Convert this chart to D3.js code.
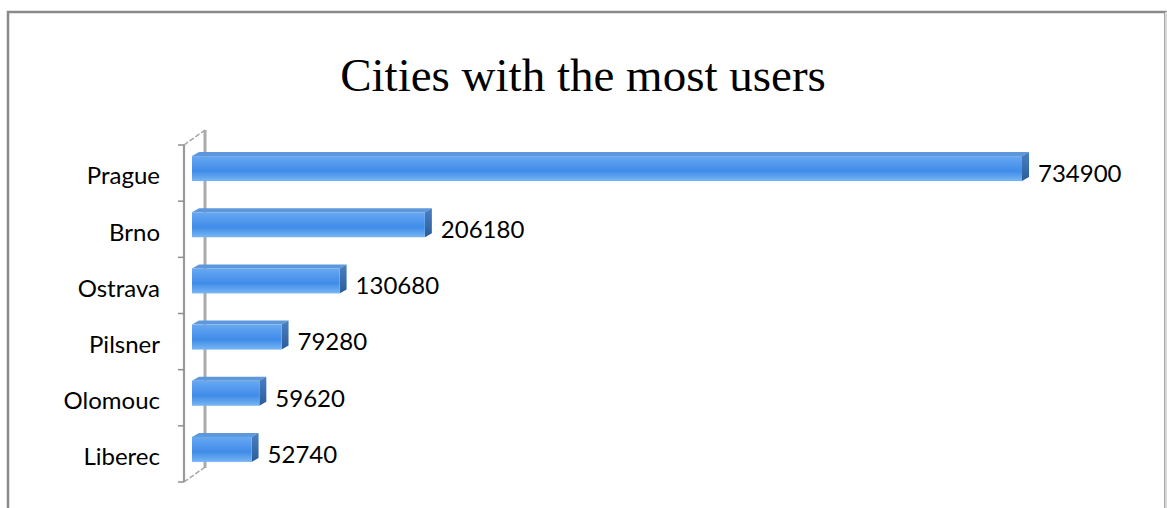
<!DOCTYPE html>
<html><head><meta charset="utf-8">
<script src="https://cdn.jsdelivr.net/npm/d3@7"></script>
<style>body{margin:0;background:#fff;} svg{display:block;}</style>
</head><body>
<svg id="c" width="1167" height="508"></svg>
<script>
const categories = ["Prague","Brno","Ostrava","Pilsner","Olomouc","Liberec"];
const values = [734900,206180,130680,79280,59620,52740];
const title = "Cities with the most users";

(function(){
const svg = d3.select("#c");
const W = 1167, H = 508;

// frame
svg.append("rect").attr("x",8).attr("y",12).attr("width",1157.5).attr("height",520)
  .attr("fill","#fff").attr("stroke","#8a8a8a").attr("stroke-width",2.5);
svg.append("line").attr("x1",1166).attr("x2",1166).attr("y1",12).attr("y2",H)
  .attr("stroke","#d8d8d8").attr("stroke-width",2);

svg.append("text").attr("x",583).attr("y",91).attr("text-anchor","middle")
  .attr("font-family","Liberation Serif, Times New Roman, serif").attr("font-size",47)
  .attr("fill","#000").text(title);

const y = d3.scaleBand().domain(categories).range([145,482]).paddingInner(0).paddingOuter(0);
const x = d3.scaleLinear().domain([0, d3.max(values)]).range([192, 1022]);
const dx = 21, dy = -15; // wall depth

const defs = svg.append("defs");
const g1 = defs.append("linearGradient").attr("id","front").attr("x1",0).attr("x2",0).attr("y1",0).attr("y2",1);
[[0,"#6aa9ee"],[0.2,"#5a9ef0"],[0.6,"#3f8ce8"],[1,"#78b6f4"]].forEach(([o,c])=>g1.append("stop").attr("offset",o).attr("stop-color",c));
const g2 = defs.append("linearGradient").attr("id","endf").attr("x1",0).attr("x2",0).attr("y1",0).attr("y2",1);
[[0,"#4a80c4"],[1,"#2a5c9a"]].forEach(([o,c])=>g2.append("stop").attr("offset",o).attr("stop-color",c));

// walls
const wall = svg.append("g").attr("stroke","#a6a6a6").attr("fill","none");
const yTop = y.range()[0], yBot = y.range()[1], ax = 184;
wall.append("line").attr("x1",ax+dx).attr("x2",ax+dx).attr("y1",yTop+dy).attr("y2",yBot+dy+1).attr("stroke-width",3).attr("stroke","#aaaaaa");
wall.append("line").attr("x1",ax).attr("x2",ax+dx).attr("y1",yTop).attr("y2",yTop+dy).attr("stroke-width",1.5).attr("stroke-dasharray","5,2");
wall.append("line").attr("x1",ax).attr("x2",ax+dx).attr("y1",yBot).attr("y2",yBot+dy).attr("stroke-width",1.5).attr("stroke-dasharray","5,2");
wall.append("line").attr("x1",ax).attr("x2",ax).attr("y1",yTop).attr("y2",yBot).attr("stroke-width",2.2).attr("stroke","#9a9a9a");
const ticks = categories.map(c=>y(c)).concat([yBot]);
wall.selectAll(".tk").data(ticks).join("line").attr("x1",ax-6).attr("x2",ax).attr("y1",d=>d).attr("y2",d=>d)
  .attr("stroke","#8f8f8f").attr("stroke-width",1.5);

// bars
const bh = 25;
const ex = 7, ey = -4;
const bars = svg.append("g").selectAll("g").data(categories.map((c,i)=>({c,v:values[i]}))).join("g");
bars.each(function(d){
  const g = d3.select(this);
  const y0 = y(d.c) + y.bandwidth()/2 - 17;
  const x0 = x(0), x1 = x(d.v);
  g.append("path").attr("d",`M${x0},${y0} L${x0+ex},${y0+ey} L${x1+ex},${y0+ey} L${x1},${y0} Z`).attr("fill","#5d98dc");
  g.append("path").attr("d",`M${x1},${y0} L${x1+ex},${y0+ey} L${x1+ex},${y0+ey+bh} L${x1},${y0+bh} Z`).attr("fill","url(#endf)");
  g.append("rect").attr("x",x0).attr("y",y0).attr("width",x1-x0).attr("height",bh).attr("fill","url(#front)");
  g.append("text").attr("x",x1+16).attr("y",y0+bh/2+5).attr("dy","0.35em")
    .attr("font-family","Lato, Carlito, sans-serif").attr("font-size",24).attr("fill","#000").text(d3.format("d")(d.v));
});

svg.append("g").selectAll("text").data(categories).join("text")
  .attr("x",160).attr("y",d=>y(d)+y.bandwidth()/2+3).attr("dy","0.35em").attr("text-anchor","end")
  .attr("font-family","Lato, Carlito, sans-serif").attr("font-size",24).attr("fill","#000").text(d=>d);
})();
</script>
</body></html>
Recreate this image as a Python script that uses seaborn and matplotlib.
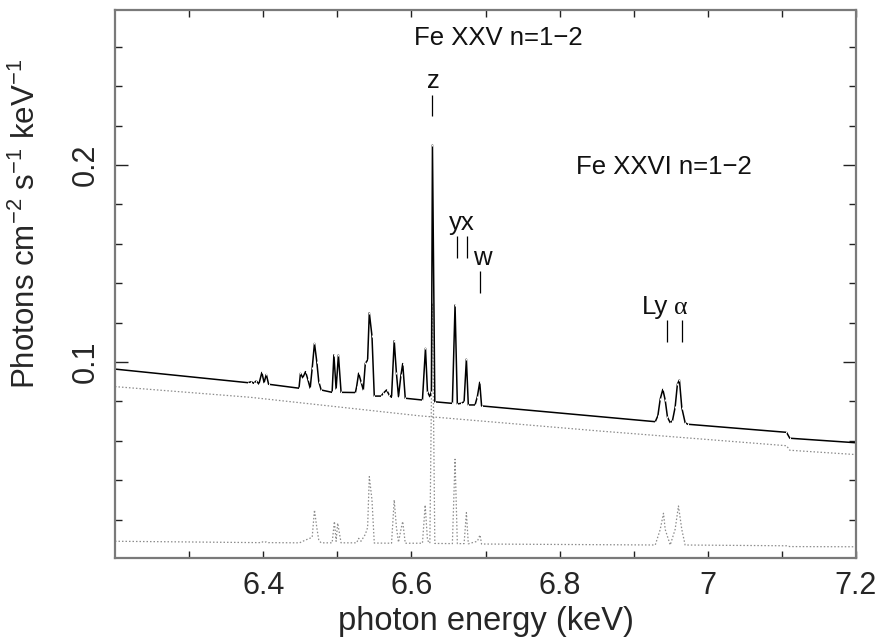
--*--
What this task involves: Omit the pictures. Transcribe every record exactly.

Result of this task:
Convert this chart to D3.js code.
<!DOCTYPE html>
<html><head><meta charset="utf-8">
<script src="https://cdn.jsdelivr.net/npm/d3@7"></script>
<style>body{margin:0;background:#fff;} svg{display:block;}</style>
</head><body>
<svg id="c" width="1167" height="508"></svg>
<script>
const categories = ["Prague","Brno","Ostrava","Pilsner","Olomouc","Liberec"];
const values = [734900,206180,130680,79280,59620,52740];
const title = "Cities with the most users";

(function(){
const svg = d3.select("#c");
const W = 1167, H = 508;

// frame
svg.append("rect").attr("x",8).attr("y",12).attr("width",1157.5).attr("height",520)
  .attr("fill","#fff").attr("stroke","#8a8a8a").attr("stroke-width",2.5);
svg.append("line").attr("x1",1166).attr("x2",1166).attr("y1",12).attr("y2",H)
  .attr("stroke","#d8d8d8").attr("stroke-width",2);

svg.append("text").attr("x",583).attr("y",91).attr("text-anchor","middle")
  .attr("font-family","Liberation Serif, Times New Roman, serif").attr("font-size",47)
  .attr("fill","#000").text(title);

const y = d3.scaleBand().domain(categories).range([145,482]).paddingInner(0).paddingOuter(0);
const x = d3.scaleLinear().domain([0, d3.max(values)]).range([192, 1022]);
const dx = 21, dy = -15; // wall depth

const defs = svg.append("defs");
const g1 = defs.append("linearGradient").attr("id","front").attr("x1",0).attr("x2",0).attr("y1",0).attr("y2",1);
[[0,"#6aa9ee"],[0.2,"#5a9ef0"],[0.6,"#3f8ce8"],[1,"#78b6f4"]].forEach(([o,c])=>g1.append("stop").attr("offset",o).attr("stop-color",c));
const g2 = defs.append("linearGradient").attr("id","endf").attr("x1",0).attr("x2",0).attr("y1",0).attr("y2",1);
[[0,"#4a80c4"],[1,"#2a5c9a"]].forEach(([o,c])=>g2.append("stop").attr("offset",o).attr("stop-color",c));

// walls
const wall = svg.append("g").attr("stroke","#a6a6a6").attr("fill","none");
const yTop = y.range()[0], yBot = y.range()[1], ax = 184;
wall.append("line").attr("x1",ax+dx).attr("x2",ax+dx).attr("y1",yTop+dy).attr("y2",yBot+dy+1).attr("stroke-width",3).attr("stroke","#aaaaaa");
wall.append("line").attr("x1",ax).attr("x2",ax+dx).attr("y1",yTop).attr("y2",yTop+dy).attr("stroke-width",1.5).attr("stroke-dasharray","5,2");
wall.append("line").attr("x1",ax).attr("x2",ax+dx).attr("y1",yBot).attr("y2",yBot+dy).attr("stroke-width",1.5).attr("stroke-dasharray","5,2");
wall.append("line").attr("x1",ax).attr("x2",ax).attr("y1",yTop).attr("y2",yBot).attr("stroke-width",2.2).attr("stroke","#9a9a9a");
const ticks = categories.map(c=>y(c)).concat([yBot]);
wall.selectAll(".tk").data(ticks).join("line").attr("x1",ax-6).attr("x2",ax).attr("y1",d=>d).attr("y2",d=>d)
  .attr("stroke","#8f8f8f").attr("stroke-width",1.5);

// bars
const bh = 25;
const ex = 7, ey = -4;
const bars = svg.append("g").selectAll("g").data(categories.map((c,i)=>({c,v:values[i]}))).join("g");
bars.each(function(d){
  const g = d3.select(this);
  const y0 = y(d.c) + y.bandwidth()/2 - 17;
  const x0 = x(0), x1 = x(d.v);
  g.append("path").attr("d",`M${x0},${y0} L${x0+ex},${y0+ey} L${x1+ex},${y0+ey} L${x1},${y0} Z`).attr("fill","#5d98dc");
  g.append("path").attr("d",`M${x1},${y0} L${x1+ex},${y0+ey} L${x1+ex},${y0+ey+bh} L${x1},${y0+bh} Z`).attr("fill","url(#endf)");
  g.append("rect").attr("x",x0).attr("y",y0).attr("width",x1-x0).attr("height",bh).attr("fill","url(#front)");
  g.append("text").attr("x",x1+16).attr("y",y0+bh/2+5).attr("dy","0.35em")
    .attr("font-family","Lato, Carlito, sans-serif").attr("font-size",24).attr("fill","#000").text(d3.format("d")(d.v));
});

svg.append("g").selectAll("text").data(categories).join("text")
  .attr("x",160).attr("y",d=>y(d)+y.bandwidth()/2+3).attr("dy","0.35em").attr("text-anchor","end")
  .attr("font-family","Lato, Carlito, sans-serif").attr("font-size",24).attr("fill","#000").text(d=>d);
})();
</script>
</body></html>
Recreate this image as a Python script that uses seaborn and matplotlib.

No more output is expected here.